◆ INSTRUCTIONS FOR THE TASK ◆
Strip the pictures and reproduce the rest of the listing exactly.

◆ RECORDED INFORMATION ◆
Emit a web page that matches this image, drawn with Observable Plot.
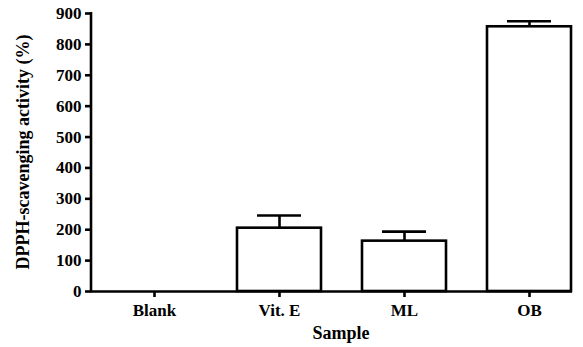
<!DOCTYPE html>
<html>
<head>
<meta charset="utf-8">
<script src="https://cdn.jsdelivr.net/npm/d3@7"></script>
<script src="https://cdn.jsdelivr.net/npm/@observablehq/plot@0.6"></script>
<style>
  html, body { margin: 0; padding: 0; background: #fff; }
  #chart svg { display: block; }
</style>
</head>
<body>
<div id="chart"></div>
<script>
// Data
const samples = ["Blank", "Vit. E", "ML", "OB"];
const activity = [0, 205, 163, 857];
const errors = [0, 41, 31, 18];
const yTicks = [0, 100, 200, 300, 400, 500, 600, 700, 800, 900];
const xTitle = "Sample";
const yTitle = "DPPH-scavenging activity (%)";

const data = samples.map((s, i) => ({sample: s, value: activity[i], err: errors[i]}));
const withErr = data.filter(d => d.err > 0);

const W = 583, H = 347;
const mL = 91, mR = 11, mT = 13, mB = 56;
const FONT = "'Liberation Serif', 'Times New Roman', serif";

const plot = Plot.plot({
  width: W,
  height: H,
  marginLeft: mL,
  marginRight: mR,
  marginTop: mT,
  marginBottom: mB,
  style: {fontFamily: FONT, fontSize: "17px", fontWeight: "bold", color: "#000", background: "#fff"},
  x: {domain: samples, range: [mL, 591], paddingInner: 0.33, paddingOuter: 0.165, label: null},
  y: {domain: [0, 900], label: null},
  marks: [
    Plot.barY(data, {x: "sample", y: "value", fill: "#fff", stroke: "#000", strokeWidth: 2.6}),
    Plot.ruleX(withErr, {x: "sample", y1: "value", y2: d => d.value + d.err, stroke: "#000", strokeWidth: 2.6}),
    Plot.tickY(withErr, {x: "sample", y: d => d.value + d.err, stroke: "#000", strokeWidth: 2.6, insetLeft: 20, insetRight: 20}),
    Plot.ruleY([0], {stroke: "#000", strokeWidth: 2.6}),
    Plot.axisY({ticks: yTicks, tickSize: 6, tickPadding: 4, label: null, tickFormat: d => String(d), strokeWidth: 2.6, fontSize: 17, fontFamily: FONT, fontWeight: "bold"}),
    Plot.axisX({tickSize: 6, tickPadding: 6, label: null, strokeWidth: 2.6, fontSize: 17, fontFamily: FONT, fontWeight: "bold"})
  ]
});

const svg = d3.select(plot);
const y = plot.scale("y");
// vertical axis line
svg.append("line")
  .attr("x1", mL).attr("x2", mL)
  .attr("y1", y.apply(0) + 1.3).attr("y2", y.apply(900) - 1)
  .attr("stroke", "#000").attr("stroke-width", 2.6);
// axis titles
svg.append("text")
  .attr("class", "title")
  .attr("x", 341).attr("y", 339)
  .attr("text-anchor", "middle")
  .style("font-size", "18px")
  .text(xTitle);
svg.append("text")
  .attr("class", "title")
  .attr("transform", `translate(23, ${(mT + (H - mB)) / 2}) rotate(-90)`)
  .attr("text-anchor", "middle")
  .attr("dominant-baseline", "central")
  .style("font-size", "18px")
  .text(yTitle);

svg.selectAll("text")
  .style("font-family", FONT)
  .style("font-weight", "bold")
  .style("fill", "#000");
svg.selectAll("text:not(.title)").style("font-size", "17px");

document.getElementById("chart").appendChild(plot);
</script>
</body>
</html>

◆ RESULT ◆
Emit a web page that matches this image, drawn with Observable Plot.
<!DOCTYPE html>
<html>
<head>
<meta charset="utf-8">
<script src="https://cdn.jsdelivr.net/npm/d3@7"></script>
<script src="https://cdn.jsdelivr.net/npm/@observablehq/plot@0.6"></script>
<style>
  html, body { margin: 0; padding: 0; background: #fff; }
  #chart svg { display: block; }
</style>
</head>
<body>
<div id="chart"></div>
<script>
// Data
const samples = ["Blank", "Vit. E", "ML", "OB"];
const activity = [0, 205, 163, 857];
const errors = [0, 41, 31, 18];
const yTicks = [0, 100, 200, 300, 400, 500, 600, 700, 800, 900];
const xTitle = "Sample";
const yTitle = "DPPH-scavenging activity (%)";

const data = samples.map((s, i) => ({sample: s, value: activity[i], err: errors[i]}));
const withErr = data.filter(d => d.err > 0);

const W = 583, H = 347;
const mL = 91, mR = 11, mT = 13, mB = 56;
const FONT = "'Liberation Serif', 'Times New Roman', serif";

const plot = Plot.plot({
  width: W,
  height: H,
  marginLeft: mL,
  marginRight: mR,
  marginTop: mT,
  marginBottom: mB,
  style: {fontFamily: FONT, fontSize: "17px", fontWeight: "bold", color: "#000", background: "#fff"},
  x: {domain: samples, range: [mL, 591], paddingInner: 0.33, paddingOuter: 0.165, label: null},
  y: {domain: [0, 900], label: null},
  marks: [
    Plot.barY(data, {x: "sample", y: "value", fill: "#fff", stroke: "#000", strokeWidth: 2.6}),
    Plot.ruleX(withErr, {x: "sample", y1: "value", y2: d => d.value + d.err, stroke: "#000", strokeWidth: 2.6}),
    Plot.tickY(withErr, {x: "sample", y: d => d.value + d.err, stroke: "#000", strokeWidth: 2.6, insetLeft: 20, insetRight: 20}),
    Plot.ruleY([0], {stroke: "#000", strokeWidth: 2.6}),
    Plot.axisY({ticks: yTicks, tickSize: 6, tickPadding: 4, label: null, tickFormat: d => String(d), strokeWidth: 2.6, fontSize: 17, fontFamily: FONT, fontWeight: "bold"}),
    Plot.axisX({tickSize: 6, tickPadding: 6, label: null, strokeWidth: 2.6, fontSize: 17, fontFamily: FONT, fontWeight: "bold"})
  ]
});

const svg = d3.select(plot);
const y = plot.scale("y");
// vertical axis line
svg.append("line")
  .attr("x1", mL).attr("x2", mL)
  .attr("y1", y.apply(0) + 1.3).attr("y2", y.apply(900) - 1)
  .attr("stroke", "#000").attr("stroke-width", 2.6);
// axis titles
svg.append("text")
  .attr("class", "title")
  .attr("x", 341).attr("y", 339)
  .attr("text-anchor", "middle")
  .style("font-size", "18px")
  .text(xTitle);
svg.append("text")
  .attr("class", "title")
  .attr("transform", `translate(23, ${(mT + (H - mB)) / 2}) rotate(-90)`)
  .attr("text-anchor", "middle")
  .attr("dominant-baseline", "central")
  .style("font-size", "18px")
  .text(yTitle);

svg.selectAll("text")
  .style("font-family", FONT)
  .style("font-weight", "bold")
  .style("fill", "#000");
svg.selectAll("text:not(.title)").style("font-size", "17px");

document.getElementById("chart").appendChild(plot);
</script>
</body>
</html>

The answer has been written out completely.